Short problem -> Give back exactly the lines from the beginning of the listing below to the line holding "grey_cols = [4, 5, 6, 7]", both ends included; the pictures stay out.

[Rows from a dataset of charts and code]
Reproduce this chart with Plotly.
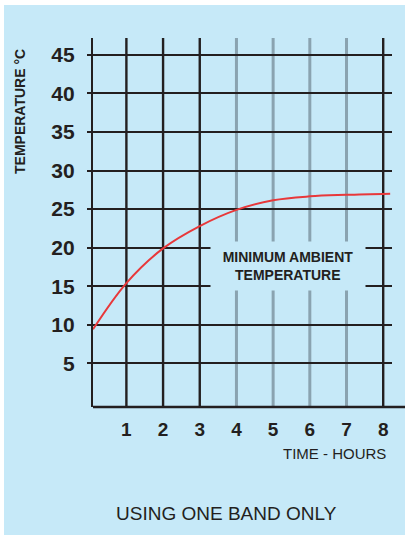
import plotly.graph_objects as go

# Data
hours = [0.09, 1.0, 2.0, 3.0, 4.0, 5.0, 6.0, 7.0, 8.19]
temperature = [9.4, 15.4, 19.9, 22.8, 24.9, 26.15, 26.65, 26.85, 27.0]
x_ticks = [1, 2, 3, 4, 5, 6, 7, 8]
y_ticks = [5, 10, 15, 20, 25, 30, 35, 40, 45]
dark_cols = [1, 2, 3, 8]
grey_cols = [4, 5, 6, 7]

BG = "#c6e9f8"
INK = "#231f20"
GREY = "#8aa3b0"
FONT = "Liberation Sans"

W, H = 405, 535
L, R, T, B = 93, 13, 38, 128

fig = go.Figure()
fig.add_trace(go.Scatter(x=hours, y=temperature, mode="lines",
                         line=dict(color="#e8383a", width=2, shape="spline", smoothing=1.0),
                         hoverinfo="skip", showlegend=False))

shapes = []
for c in dark_cols:
    shapes.append(dict(type="line", xref="x", yref="paper", x0=c, x1=c, y0=0, y1=1,
                       line=dict(color=INK, width=2.4), layer="below"))
for c in grey_cols:
    shapes.append(dict(type="line", xref="x", yref="paper", x0=c, x1=c, y0=0, y1=1,
                       line=dict(color=GREY, width=3), layer="below"))
# white frame strips
pw = W - L - R
ph = H - T - B
shapes.append(dict(type="rect", xref="paper", yref="paper",
                   x0=-L / pw - 0.1, x1=(W - L) / pw + 0.1, y0=1 + (T - 5) / ph, y1=1 + T / ph + 0.1,
                   fillcolor="white", line=dict(width=0), layer="below"))
shapes.append(dict(type="rect", xref="paper", yref="paper",
                   x0=-L / pw - 0.1, x1=-(L - 4) / pw, y0=-B / ph - 0.1, y1=1 + T / ph + 0.1,
                   fillcolor="white", line=dict(width=0), layer="below"))
# bottom axis extension
shapes.append(dict(type="line", xref="paper", yref="paper", x0=0, x1=(W - L) / pw, y0=0, y1=0,
                   line=dict(color=INK, width=2.4)))

annotations = [
    dict(text="<b>MINIMUM AMBIENT<br>TEMPERATURE</b>", x=5.4, y=17.6, xref="x", yref="y",
         showarrow=False, font=dict(family=FONT, size=14, color=INK),
         bgcolor=BG, borderpad=7, width=140),
    dict(text="TIME - HOURS", x=(388 - L) / pw, y=-(454 - (H - B)) / ph, xref="paper", yref="paper",
         xanchor="right", yanchor="middle", showarrow=False,
         font=dict(family=FONT, size=15, color=INK)),
    dict(text="USING ONE BAND ONLY", x=(226 - L) / pw, y=-(513 - (H - B)) / ph, xref="paper", yref="paper",
         xanchor="center", yanchor="middle", showarrow=False,
         font=dict(family=FONT, size=19, color=INK)),
    dict(text="<b>TEMPERATURE °C</b>", x=-(L - 20) / pw, y=(H - B - 112) / ph, xref="paper", yref="paper",
         textangle=-90, xanchor="center", yanchor="middle", showarrow=False,
         font=dict(family=FONT, size=14, color=INK)),
]

fig.update_layout(
    width=W, height=H,
    margin=dict(l=L, r=R, t=T, b=B, pad=0),
    paper_bgcolor=BG, plot_bgcolor=BG,
    shapes=shapes, annotations=annotations,
    xaxis=dict(range=[0.09, 8.24], tickvals=x_ticks, showgrid=False, zeroline=False,
               showline=False, ticks="outside", ticklen=5, tickcolor="rgba(0,0,0,0)",
               tickfont=dict(family=FONT, size=19, color=INK, weight="bold")),
    yaxis=dict(range=[-0.68, 47.2], tickvals=y_ticks, showgrid=True, gridcolor=INK, gridwidth=2.4,
               zeroline=False, showline=True, linecolor=INK, linewidth=2.4,
               ticks="outside", ticklen=4, tickcolor=INK, tickwidth=2,
               ticklabelstandoff=8,
               tickfont=dict(family=FONT, size=21, color=INK, weight="bold")),
)

fig.write_html("out.html", config={"displayModeBar": False},
               post_script="document.body.style.margin='0';")
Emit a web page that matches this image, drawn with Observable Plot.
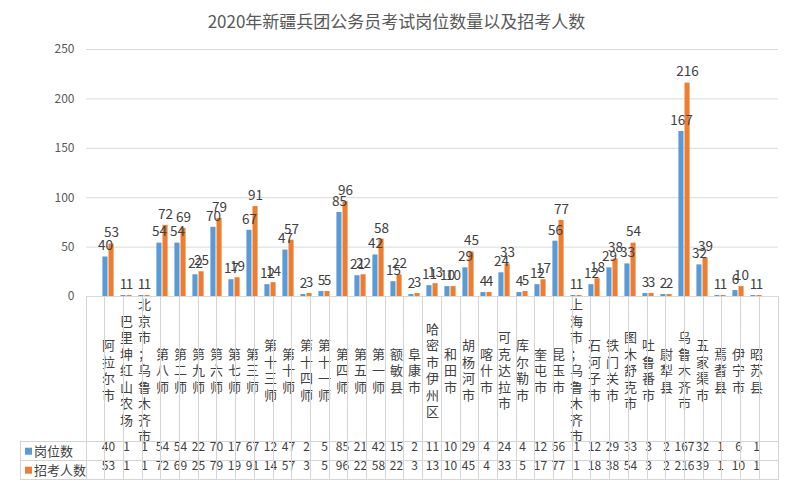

Response to the task ->
Reproduce this chart with Plotly.
import plotly.graph_objects as go

# Data
hours = [0.09, 1.0, 2.0, 3.0, 4.0, 5.0, 6.0, 7.0, 8.19]
temperature = [9.4, 15.4, 19.9, 22.8, 24.9, 26.15, 26.65, 26.85, 27.0]
x_ticks = [1, 2, 3, 4, 5, 6, 7, 8]
y_ticks = [5, 10, 15, 20, 25, 30, 35, 40, 45]
dark_cols = [1, 2, 3, 8]
grey_cols = [4, 5, 6, 7]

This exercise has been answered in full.